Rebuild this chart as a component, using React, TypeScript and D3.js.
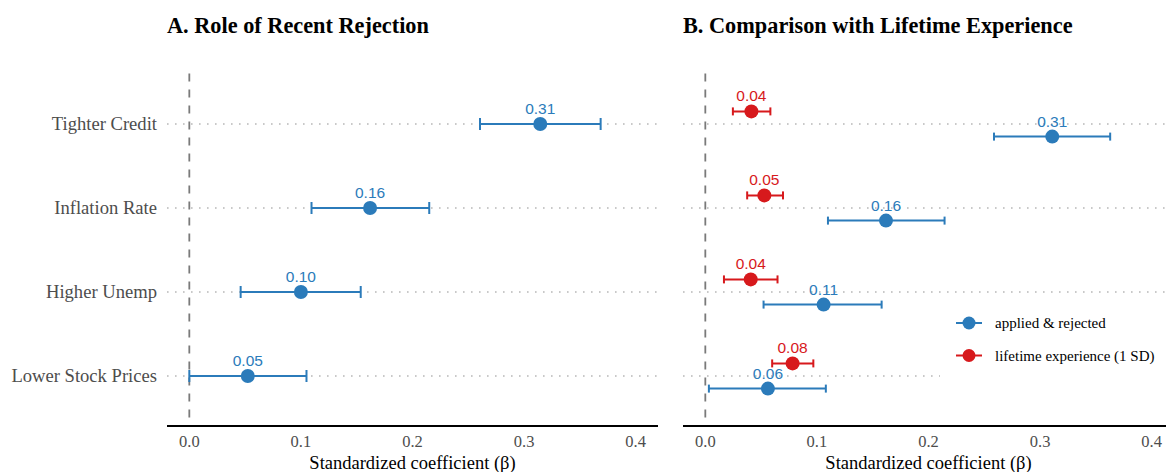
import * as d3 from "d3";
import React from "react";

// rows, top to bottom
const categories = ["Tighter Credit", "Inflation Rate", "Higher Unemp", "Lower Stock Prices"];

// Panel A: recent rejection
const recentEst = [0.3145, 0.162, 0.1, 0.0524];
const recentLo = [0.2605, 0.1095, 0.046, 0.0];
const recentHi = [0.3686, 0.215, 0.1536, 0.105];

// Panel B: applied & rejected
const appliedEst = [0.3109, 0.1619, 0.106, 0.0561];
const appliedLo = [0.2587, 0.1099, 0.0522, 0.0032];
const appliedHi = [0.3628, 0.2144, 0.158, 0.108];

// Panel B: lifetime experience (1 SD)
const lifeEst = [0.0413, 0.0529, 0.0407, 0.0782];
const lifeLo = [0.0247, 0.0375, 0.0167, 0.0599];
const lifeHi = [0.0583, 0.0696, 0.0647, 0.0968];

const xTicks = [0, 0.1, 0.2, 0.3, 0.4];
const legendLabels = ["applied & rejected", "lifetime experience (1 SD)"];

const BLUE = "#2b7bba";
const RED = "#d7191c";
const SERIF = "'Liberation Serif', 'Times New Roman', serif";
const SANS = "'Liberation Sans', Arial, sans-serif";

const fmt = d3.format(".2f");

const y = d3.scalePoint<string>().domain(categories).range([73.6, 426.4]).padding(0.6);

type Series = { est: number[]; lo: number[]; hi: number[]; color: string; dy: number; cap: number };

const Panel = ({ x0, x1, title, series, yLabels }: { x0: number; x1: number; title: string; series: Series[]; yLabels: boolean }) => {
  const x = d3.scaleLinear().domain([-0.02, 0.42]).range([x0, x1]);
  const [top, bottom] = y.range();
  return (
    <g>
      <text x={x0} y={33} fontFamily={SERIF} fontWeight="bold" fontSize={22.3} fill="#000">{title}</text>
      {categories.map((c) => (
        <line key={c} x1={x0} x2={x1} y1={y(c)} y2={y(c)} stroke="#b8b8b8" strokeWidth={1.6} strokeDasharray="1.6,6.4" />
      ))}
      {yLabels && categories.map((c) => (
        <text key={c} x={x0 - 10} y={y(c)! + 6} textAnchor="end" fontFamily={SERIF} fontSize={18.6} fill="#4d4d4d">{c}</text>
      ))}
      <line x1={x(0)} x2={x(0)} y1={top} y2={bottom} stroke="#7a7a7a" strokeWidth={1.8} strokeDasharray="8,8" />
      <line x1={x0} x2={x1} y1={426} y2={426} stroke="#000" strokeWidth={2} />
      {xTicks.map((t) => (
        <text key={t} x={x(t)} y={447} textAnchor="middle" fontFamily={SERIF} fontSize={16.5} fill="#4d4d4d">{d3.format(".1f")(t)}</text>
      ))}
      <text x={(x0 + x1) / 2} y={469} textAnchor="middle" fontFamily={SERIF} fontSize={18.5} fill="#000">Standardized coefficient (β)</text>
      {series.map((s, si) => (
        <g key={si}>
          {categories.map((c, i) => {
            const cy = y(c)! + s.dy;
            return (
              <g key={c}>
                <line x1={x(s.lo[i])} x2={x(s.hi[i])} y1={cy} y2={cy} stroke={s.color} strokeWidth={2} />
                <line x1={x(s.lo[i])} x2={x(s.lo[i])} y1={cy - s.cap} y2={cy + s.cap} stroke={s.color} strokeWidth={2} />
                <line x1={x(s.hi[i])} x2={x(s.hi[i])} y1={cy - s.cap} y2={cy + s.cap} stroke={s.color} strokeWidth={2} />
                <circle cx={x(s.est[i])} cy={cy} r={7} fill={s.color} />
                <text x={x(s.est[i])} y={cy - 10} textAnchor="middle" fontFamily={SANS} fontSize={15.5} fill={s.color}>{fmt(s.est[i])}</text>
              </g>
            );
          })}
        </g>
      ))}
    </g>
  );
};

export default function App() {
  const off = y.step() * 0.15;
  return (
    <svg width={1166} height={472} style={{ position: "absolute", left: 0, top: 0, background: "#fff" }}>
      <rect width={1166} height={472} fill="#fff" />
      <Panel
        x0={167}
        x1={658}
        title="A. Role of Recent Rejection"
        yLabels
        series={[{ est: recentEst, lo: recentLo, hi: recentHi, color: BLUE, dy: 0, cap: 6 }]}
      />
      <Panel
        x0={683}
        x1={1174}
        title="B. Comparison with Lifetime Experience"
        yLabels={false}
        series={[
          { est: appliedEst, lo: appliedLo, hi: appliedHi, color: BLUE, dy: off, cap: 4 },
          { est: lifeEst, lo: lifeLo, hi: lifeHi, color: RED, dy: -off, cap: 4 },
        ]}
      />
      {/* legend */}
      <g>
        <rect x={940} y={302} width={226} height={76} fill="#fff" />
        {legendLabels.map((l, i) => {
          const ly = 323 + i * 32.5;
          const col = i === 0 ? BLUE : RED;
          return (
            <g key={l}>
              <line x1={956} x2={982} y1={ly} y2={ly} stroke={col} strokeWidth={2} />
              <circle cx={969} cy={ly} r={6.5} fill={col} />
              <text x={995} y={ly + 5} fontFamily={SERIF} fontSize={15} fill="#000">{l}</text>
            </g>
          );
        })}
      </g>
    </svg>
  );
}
----------
Written exercise
Send back the data above word for word, with the pictures left out.

Output of the exercise
Rebuild this chart as a component, using React, TypeScript and D3.js.
import * as d3 from "d3";
import React from "react";

// rows, top to bottom
const categories = ["Tighter Credit", "Inflation Rate", "Higher Unemp", "Lower Stock Prices"];

// Panel A: recent rejection
const recentEst = [0.3145, 0.162, 0.1, 0.0524];
const recentLo = [0.2605, 0.1095, 0.046, 0.0];
const recentHi = [0.3686, 0.215, 0.1536, 0.105];

// Panel B: applied & rejected
const appliedEst = [0.3109, 0.1619, 0.106, 0.0561];
const appliedLo = [0.2587, 0.1099, 0.0522, 0.0032];
const appliedHi = [0.3628, 0.2144, 0.158, 0.108];

// Panel B: lifetime experience (1 SD)
const lifeEst = [0.0413, 0.0529, 0.0407, 0.0782];
const lifeLo = [0.0247, 0.0375, 0.0167, 0.0599];
const lifeHi = [0.0583, 0.0696, 0.0647, 0.0968];

const xTicks = [0, 0.1, 0.2, 0.3, 0.4];
const legendLabels = ["applied & rejected", "lifetime experience (1 SD)"];

const BLUE = "#2b7bba";
const RED = "#d7191c";
const SERIF = "'Liberation Serif', 'Times New Roman', serif";
const SANS = "'Liberation Sans', Arial, sans-serif";

const fmt = d3.format(".2f");

const y = d3.scalePoint<string>().domain(categories).range([73.6, 426.4]).padding(0.6);

type Series = { est: number[]; lo: number[]; hi: number[]; color: string; dy: number; cap: number };

const Panel = ({ x0, x1, title, series, yLabels }: { x0: number; x1: number; title: string; series: Series[]; yLabels: boolean }) => {
  const x = d3.scaleLinear().domain([-0.02, 0.42]).range([x0, x1]);
  const [top, bottom] = y.range();
  return (
    <g>
      <text x={x0} y={33} fontFamily={SERIF} fontWeight="bold" fontSize={22.3} fill="#000">{title}</text>
      {categories.map((c) => (
        <line key={c} x1={x0} x2={x1} y1={y(c)} y2={y(c)} stroke="#b8b8b8" strokeWidth={1.6} strokeDasharray="1.6,6.4" />
      ))}
      {yLabels && categories.map((c) => (
        <text key={c} x={x0 - 10} y={y(c)! + 6} textAnchor="end" fontFamily={SERIF} fontSize={18.6} fill="#4d4d4d">{c}</text>
      ))}
      <line x1={x(0)} x2={x(0)} y1={top} y2={bottom} stroke="#7a7a7a" strokeWidth={1.8} strokeDasharray="8,8" />
      <line x1={x0} x2={x1} y1={426} y2={426} stroke="#000" strokeWidth={2} />
      {xTicks.map((t) => (
        <text key={t} x={x(t)} y={447} textAnchor="middle" fontFamily={SERIF} fontSize={16.5} fill="#4d4d4d">{d3.format(".1f")(t)}</text>
      ))}
      <text x={(x0 + x1) / 2} y={469} textAnchor="middle" fontFamily={SERIF} fontSize={18.5} fill="#000">Standardized coefficient (β)</text>
      {series.map((s, si) => (
        <g key={si}>
          {categories.map((c, i) => {
            const cy = y(c)! + s.dy;
            return (
              <g key={c}>
                <line x1={x(s.lo[i])} x2={x(s.hi[i])} y1={cy} y2={cy} stroke={s.color} strokeWidth={2} />
                <line x1={x(s.lo[i])} x2={x(s.lo[i])} y1={cy - s.cap} y2={cy + s.cap} stroke={s.color} strokeWidth={2} />
                <line x1={x(s.hi[i])} x2={x(s.hi[i])} y1={cy - s.cap} y2={cy + s.cap} stroke={s.color} strokeWidth={2} />
                <circle cx={x(s.est[i])} cy={cy} r={7} fill={s.color} />
                <text x={x(s.est[i])} y={cy - 10} textAnchor="middle" fontFamily={SANS} fontSize={15.5} fill={s.color}>{fmt(s.est[i])}</text>
              </g>
            );
          })}
        </g>
      ))}
    </g>
  );
};

export default function App() {
  const off = y.step() * 0.15;
  return (
    <svg width={1166} height={472} style={{ position: "absolute", left: 0, top: 0, background: "#fff" }}>
      <rect width={1166} height={472} fill="#fff" />
      <Panel
        x0={167}
        x1={658}
        title="A. Role of Recent Rejection"
        yLabels
        series={[{ est: recentEst, lo: recentLo, hi: recentHi, color: BLUE, dy: 0, cap: 6 }]}
      />
      <Panel
        x0={683}
        x1={1174}
        title="B. Comparison with Lifetime Experience"
        yLabels={false}
        series={[
          { est: appliedEst, lo: appliedLo, hi: appliedHi, color: BLUE, dy: off, cap: 4 },
          { est: lifeEst, lo: lifeLo, hi: lifeHi, color: RED, dy: -off, cap: 4 },
        ]}
      />
      {/* legend */}
      <g>
        <rect x={940} y={302} width={226} height={76} fill="#fff" />
        {legendLabels.map((l, i) => {
          const ly = 323 + i * 32.5;
          const col = i === 0 ? BLUE : RED;
          return (
            <g key={l}>
              <line x1={956} x2={982} y1={ly} y2={ly} stroke={col} strokeWidth={2} />
              <circle cx={969} cy={ly} r={6.5} fill={col} />
              <text x={995} y={ly + 5} fontFamily={SERIF} fontSize={15} fill="#000">{l}</text>
            </g>
          );
        })}
      </g>
    </svg>
  );
}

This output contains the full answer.